What's Your Eggplant?

I stepped outside yesterday, after yet another big storm here in New England, and noticed that all the bulbs I planted this fall are starting to push up through the ground. Little green tips everywhere. There are a few crocuses already in bloom.
As of Friday, spring will officially have arrived and it looks like my garden got the memo.
I'm an avid gardener, so I'm elbows-deep in plans right now – fruit trees, veggie garden, cutflowers, herbs, and continuing the shift to native plants and pollinator favorites.
But this time of year also brings something else. A reminder to take stock and do an audit for both my plants and my life.
What survived winter? What didn't make it? What am I not sure about yet?
It’s that in-between season. You can feel things shifting, but you can’t quite see what will come up yet.
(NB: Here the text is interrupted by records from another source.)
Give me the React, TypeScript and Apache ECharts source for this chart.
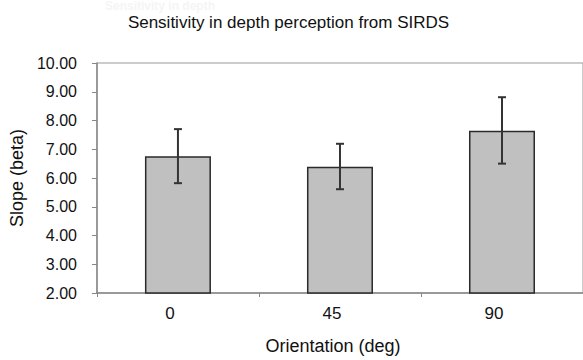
import React, { useEffect, useRef } from "react";
import * as echarts from "echarts";

const categories = ["0", "45", "90"];
const slopeValues = [6.76, 6.39, 7.64];
const errorLow = [5.82, 5.61, 6.5];
const errorHigh = [7.7, 7.19, 8.81];
const yTickMin = 2;
const yTickMax = 10;
const yTickStep = 1;

export default function App() {
  const ref = useRef<HTMLDivElement>(null);

  useEffect(() => {
    if (!ref.current) return;
    const chart = echarts.init(ref.current, null, { renderer: "svg" });
    const font = "'Liberation Sans', Arial, sans-serif";
    const errData = categories.map((_, i) => [i, errorLow[i], errorHigh[i]]);

    chart.setOption({
      animation: false,
      backgroundColor: "#ffffff",
      textStyle: { fontFamily: font },
      graphic: [
        {
          type: "text",
          x: 105,
          y: 0,
          style: {
            text: "Sensitivity in depth",
            font: "bold 12px " + font,
            fill: "#f5f5f5",
            textVerticalAlign: "top",
          },
          silent: true,
        },
        {
          type: "text",
          x: 288.5,
          y: 14,
          style: {
            text: "Sensitivity in depth perception from SIRDS",
            font: "17px " + font,
            fill: "#111111",
            textAlign: "center",
            textVerticalAlign: "top",
          },
          silent: true,
        },
      ],
      grid: {
        left: 95,
        top: 63,
        width: 490,
        height: 235,
        show: true,
        borderColor: "#999999",
        borderWidth: 1,
        backgroundColor: "transparent",
        containLabel: false,
      },
      xAxis: {
        type: "category",
        data: categories,
        boundaryGap: true,
        axisLine: { show: true, lineStyle: { color: "#888888", width: 1.5 } },
        axisTick: { show: true, length: 4, lineStyle: { color: "#888888" } },
        axisLabel: {
          color: "#111111",
          fontSize: 17,
          margin: 12,
          padding: [0, 16, 0, 0],
          fontFamily: font,
        },
        name: "Orientation (deg)",
        nameLocation: "middle",
        nameGap: 44,
        nameTextStyle: {
          color: "#111111",
          fontSize: 18,
          padding: [0, 14, 0, 0],
          fontFamily: font,
        },
      },
      yAxis: {
        type: "value",
        min: yTickMin,
        max: yTickMax,
        interval: yTickStep,
        axisLine: { show: true, lineStyle: { color: "#888888", width: 1.5 } },
        axisTick: { show: true, inside: false, length: 5, lineStyle: { color: "#888888" } },
        splitLine: { show: false },
        axisLabel: {
          color: "#111111",
          fontSize: 16,
          margin: 20,
          fontFamily: font,
          formatter: (v: number) => v.toFixed(2),
        },
        name: "Slope (beta)",
        nameLocation: "middle",
        nameGap: 65,
        nameTextStyle: { color: "#111111", fontSize: 18, fontFamily: font },
      },
      series: [
        {
          type: "bar",
          data: slopeValues,
          barWidth: 66,
          itemStyle: {
            color: "#c0c0c0",
            borderColor: "#2a2a2a",
            borderWidth: 1.5,
          },
        },
        {
          type: "custom",
          data: errData,
          z: 10,
          renderItem: (params: any, api: any) => {
            const idx = api.value(0);
            const lowPt = api.coord([idx, api.value(1)]);
            const highPt = api.coord([idx, api.value(2)]);
            const x = lowPt[0];
            const cap = 4;
            const style = { stroke: "#333333", lineWidth: 2 };
            return {
              type: "group",
              children: [
                { type: "line", shape: { x1: x, y1: lowPt[1], x2: x, y2: highPt[1] }, style },
                { type: "line", shape: { x1: x - cap, y1: highPt[1], x2: x + cap, y2: highPt[1] }, style },
                { type: "line", shape: { x1: x - cap, y1: lowPt[1], x2: x + cap, y2: lowPt[1] }, style },
              ],
            };
          },
        },
      ],
    });

    return () => chart.dispose();
  }, []);

  return (
    <div
      ref={ref}
      style={{ position: "absolute", left: 0, top: 0, width: 583, height: 360 }}
    />
  );
}
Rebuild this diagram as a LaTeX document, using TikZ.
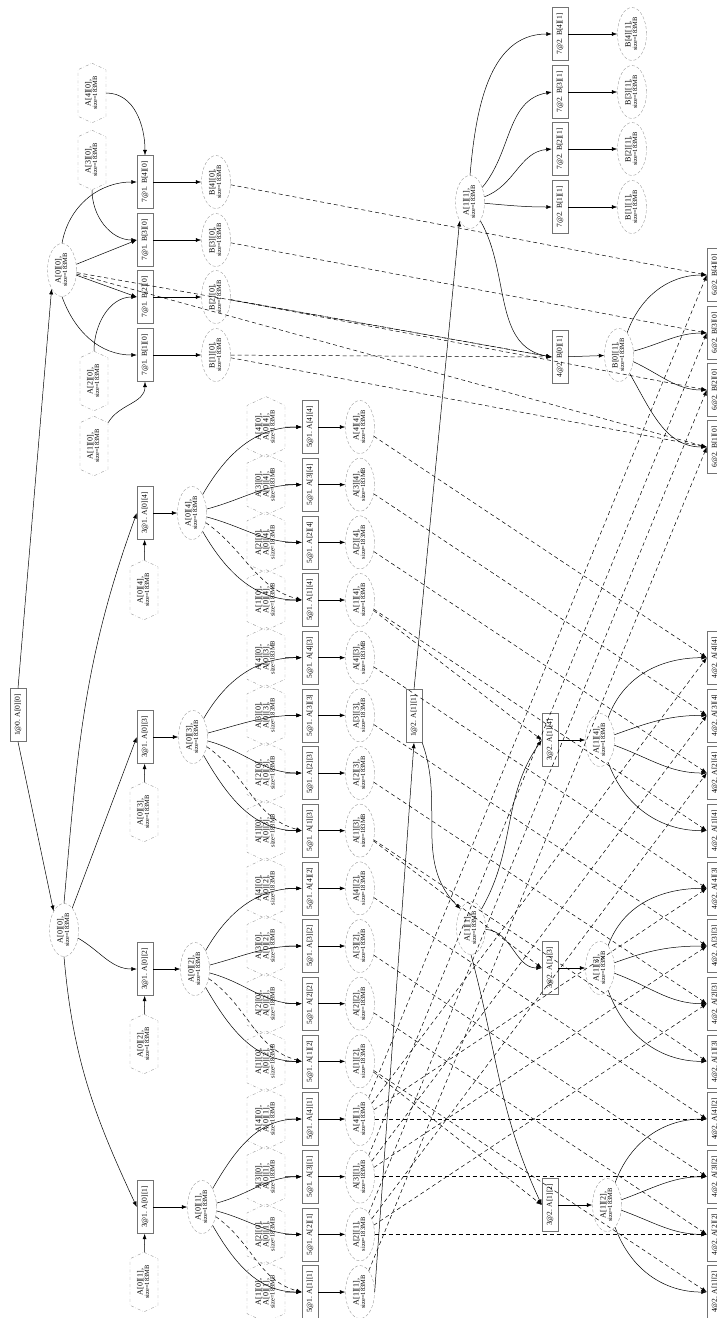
\documentclass[tikz,border=0pt]{standalone}
\usepackage{fontspec}
\setmainfont{Liberation Serif}
\usetikzlibrary{arrows.meta,shapes.geometric,shapes.symbols}
\newcommand\vt[1]{\rotatebox{90}{#1}}
\newcommand\szfont{\fontsize{6.5}{7}\selectfont}
\newcommand\dat[1]{\rotatebox{90}{\renewcommand\arraystretch{0.75}\begin{tabular}{@{}c@{}}#1,\\\szfont size=183MB\end{tabular}}}
\newcommand\dattwo[2]{\rotatebox{90}{\renewcommand\arraystretch{0.75}\begin{tabular}{@{}c@{}}#1,\\#2,\\\szfont size=183MB\end{tabular}}}

\begin{document}
\begin{tikzpicture}[x=1pt,y=1pt,
  task/.style={draw=black!55,minimum width=16pt,minimum height=53pt,inner sep=0pt,
    font=\fontsize{7.5}{8}\selectfont},
  data/.style={ellipse,draw=black!40,dash pattern=on 3pt off 2pt,minimum width=29pt,
    minimum height=53pt,inner sep=0pt,font=\fontsize{8}{8.5}\selectfont},
  seed/.style={signal,signal to=north and south,signal pointer angle=130,draw=black!40,
    dash dot,minimum width=28pt,minimum height=53pt,inner sep=0pt,font=\fontsize{8}{8.5}\selectfont},
  seedw/.style={seed,minimum width=38pt},
  dep/.style={-{Latex[length=5.5pt,width=4pt]},line width=0.5pt},
  war/.style={dep,dash pattern=on 4pt off 3pt}
]
\useasboundingbox (0,0) rectangle (717,-1318);
\clip (0,0) rectangle (717,-1318);

% step 0
\node[task] (tA00) at (18,-715) {\vt{1@0. A[0][0]}};
\node[data] (dA00u) at (62,-270) {\dat{A[0][0]}};
\node[data] (dA00l) at (64,-930) {\dat{A[0][0]}};
\draw[dep] (tA00.north) -- (dA00u.south west);
\draw[dep] (tA00.south) -- (dA00l.north west);

% column panel B
\foreach \k/\y in {4/182,3/240,2/297,1/355}{
  \node[task] (tB\k) at (145,-\y) {\vt{7@1. B[\k][0]}};
  \node[data] (dB\k) at (216,-\y) {\dat{B[\k][0]}};
  \draw[dep] (tB\k) -- (dB\k);
}
\node[seed] (iB4) at (92,-93) {\dat{A[4][0]}};
\node[seed] (iB3) at (92,-160) {\dat{A[3][0]}};
\node[seed] (iB2) at (94,-381) {\dat{A[2][0]}};
\node[seed] (iB1) at (94,-446) {\dat{A[1][0]}};
\draw[dep] (iB4.east) to[out=0,in=90] (tB4.north);
\draw[dep] (iB3.south) to[out=-90,in=180] (tB3.west);
\draw[dep] (iB2.north) to[out=90,in=180] (tB2.west);
\draw[dep] (iB1.north east) to[out=60,in=-90] (tB1.south);
\draw[dep] (dA00u.north) to[out=80,in=180] (tB4.west);
\draw[dep] (dA00u) -- (tB3.west);
\draw[dep] (dA00u) -- (tB2.west);
\draw[dep] (dA00u.south) to[out=-70,in=180] (tB1.west);

% row panel A
\foreach \j/\y/\hy/\dx in {4/513/590/192,3/737/812/193,2/969/1044/195,1/1207/1282/202}{
  \node[task] (tA0\j) at (145,-\y) {\vt{3@1. A[0][\j]}};
  \node[seed] (iA0\j) at (144,-\hy) {\dat{A[0][\j]}};
  \node[data] (dA0\j) at (\dx,-\y) {\dat{A[0][\j]}};
  \draw[dep] (iA0\j) -- (tA0\j);
  \draw[dep] (tA0\j) -- (dA0\j);
}
\draw[dep] (dA00l.north) to[out=85,in=250] (tA04.west);
\draw[dep] (dA00l) -- (tA03.west);
\draw[dep] (dA00l) to[out=-30,in=180] (tA02.west);
\draw[dep] (dA00l.south) to[out=-85,in=115] (tA01.west);

% trailing update, step 1
\foreach \j [count=\g from 0] in {4,3,2,1}{
  \foreach \i [count=\p from 0] in {4,3,2,1}{
    \pgfmathsetmacro\yy{-(427+(4*\g+\p)*57.67)}
    \node[seedw] (h\i\j) at (266,\yy) {\dattwo{A[\i][0]}{A[0][\j]}};
    \node[task] (u\i\j) at (310,\yy) {\vt{5@1. A[\i][\j]}};
    \node[data] (a\i\j) at (360,\yy) {\dat{A[\i][\j]}};
    \draw[dep] (h\i\j) -- (u\i\j);
    \draw[dep] (u\i\j) -- (a\i\j);
  }
}
\foreach \j in {4,3,2,1}{
  \foreach \i/\o in {4/60,3/15,2/-15,1/-60}
    \draw[dep] (dA0\j) to[out=\o,in=180] (u\i\j.west);
  \draw[war] (dA0\j) to[out=-35,in=165] (u1\j.west);
}

% step 2
\node[task] (tA11) at (414,-716) {\vt{1@2. A[1][1]}};
\node[data] (dA11u) at (470,-202) {\dat{A[1][1]}};
\node[data] (dA11l) at (471,-928) {\dat{A[1][1]}};
\draw[dep] (a11.east) -- (tA11.south);
\draw[dep] (tA11.north) -- (dA11u.south west);
\draw[dep] (tA11.south east) to[out=-70,in=135] (dA11l.north west);

\foreach \k/\y in {4/34,3/92,2/149,1/207}{
  \node[task] (tB\k1) at (560,-\y) {\vt{7@2. B[\k][1]}};
  \node[data] (dB\k1) at (632,-\y) {\dat{B[\k][1]}};
  \draw[dep] (tB\k1) -- (dB\k1);
}
\node[task] (tB01) at (560,-357) {\vt{4@2. B[0][1]}};
\node[data] (dB01) at (619,-355) {\dat{B[0][1]}};
\draw[dep] (tB01) -- (dB01);
\draw[dep] (dA11u.north) to[out=85,in=180] (tB41.west);
\draw[dep] (dA11u) to[out=50,in=190] (tB31.west);
\draw[dep] (dA11u) to[out=20,in=185] (tB21.west);
\draw[dep] (dA11u) to[out=-5,in=180] (tB11.west);
\draw[dep] (dA11u.south east) to[out=-60,in=170] (tB01.west);

\foreach \j/\y/\dx in {4/740/600,3/968/600,2/1205/607}{
  \node[task] (tA1\j) at (550,-\y) {\vt{3@2. A[1][\j]}};
  \node[data] (dA1\j) at (\dx,-\y) {\dat{A[1][\j]}};
  \draw[dep] (tA1\j) -- (dA1\j);
}
\draw[dep] (dA11l.north east) to[out=60,in=235] (tA14.west);
\draw[dep] (dA11l) to[out=-5,in=180] (tA13.west);
\draw[dep] (dA11l.south) to[out=-75,in=115] (tA12.west);

% cut at the right edge
\foreach \k/\y [count=\b] in {4/275,3/333,2/390,1/447}
  \node[task] (rB\b) at (715,-\y) {\vt{6@2. B[\k][0]}};
\foreach \b/\o in {1/70,2/15,3/-25,4/-60}
  \draw[dep] (dB01) to[out=\o,in=180] (rB\b.west);
\foreach \j [count=\g from 1] in {4,3,2}{
  \foreach \i [count=\p from 0] in {4,3,2,1}{
    \pgfmathsetmacro\yy{-(427+(4*\g+\p)*57.67)}
    \node[task] (r\i\j) at (715,\yy) {\vt{4@2. A[\i][\j]}};
  }
  \foreach \i/\o in {4/70,3/20,2/-20,1/-70}
    \draw[dep] (dA1\j) to[out=\o,in=180] (r\i\j.west);
}

% dashed dependencies
\foreach \k/\b in {4/1,3/2,2/3,1/4}
  \draw[war] (dB\k) -- (rB\b.west);
\draw[war] (dB2) -- (tB01.west);
\draw[war] (dB1) -- (tB01.west);
\draw[war] (dA00u) -- (rB4.west);
\draw[war] (dA00u) -- (tB01.west);
\foreach \j in {4,3,2}{
  \foreach \i in {4,3,2,1}
    \draw[war] (a\i\j) -- (r\i\j.west);
  \draw[war] (a1\j) -- (tA1\j.west);
  \foreach \i in {4,3,2}
    \draw[war] (a\i1) -- (r\i\j.west);
}
\foreach \i/\b in {4/1,3/2,2/3,1/4}
  \draw[war] (a\i1) -- (rB\b.west);
\end{tikzpicture}
\end{document}
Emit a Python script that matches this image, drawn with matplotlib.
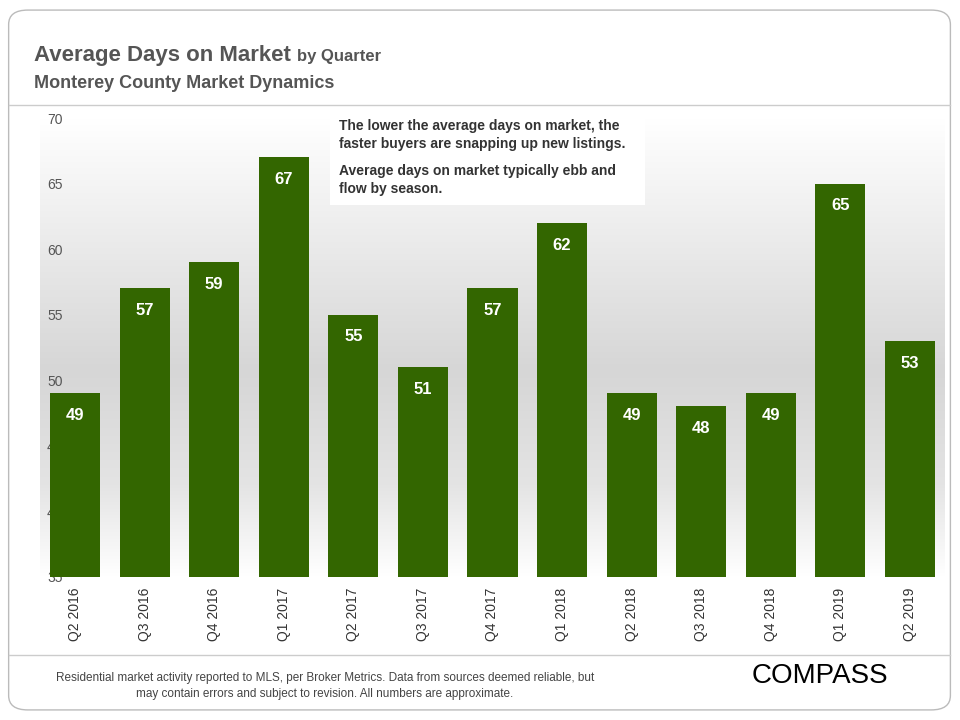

When I look at what's in my garden right now, it falls into four categories:
- Planted with intention. These are the things I really hope come up and I’m looking forward to them.
- Inherited from past owners. These are plants that were grandfathered into my gardens.
- Struggling to survive. These are the ones that didn’t look so great at the end of last summer and I'm not sure they'll make it.
- I don’t like this. These need to be pulled or given away.
This last one is the hardest for me. I really struggle to pull anything that grows. I feel like if it made it this far it should have a shot, but what I didn’t realize for a long time is that it was actually limiting my ability to have a garden that I loved.
A perfect example of this is eggplant. For years, I planted them. I think someone told me to and said I’d love it. So every year I planted seeds and every year it produced.
And every year the eggplants sat on my counter until I gave them away or they went soft, because no one in my house eats eggplant. Not me. Not my family. Not once.
And yet I kept planting it. Telling myself this was the year I'd figure out what to do with it. This was the year I'd become someone who ate eggplant.
Finally, at the end of one summer, I looked at it and just... stopped. I yanked out the plants, tossed the seeds, and cleared that space to plant more of what I actually love. And it made room for me to experiment with some things I was genuinely curious about.
How often do we do this in life?
How many eggplants are we investing time and energy into before we stop and realize – I don't even like eggplant?
The gardens of our lives are often created in the same way.
They’re made up of beliefs we inherited.
Roles we stepped into.
Things we said yes to.
Situations we're navigating.
Dreams we're tending.
Intentions we set and then forgot about.
And over the years we collect more and more. And not everything belongs there.
Plants do better when they have space grow and so do humans. If our proverbial bed is crowded with things we were never that committed to in the first place, it holds everything back – including the things we actually want to grow.
The Spring energy of the equinox is a really powerful time . But it's only as powerful as what you plant and commit to tending to.
Are you growing what you want? Now is the perfect time to check in.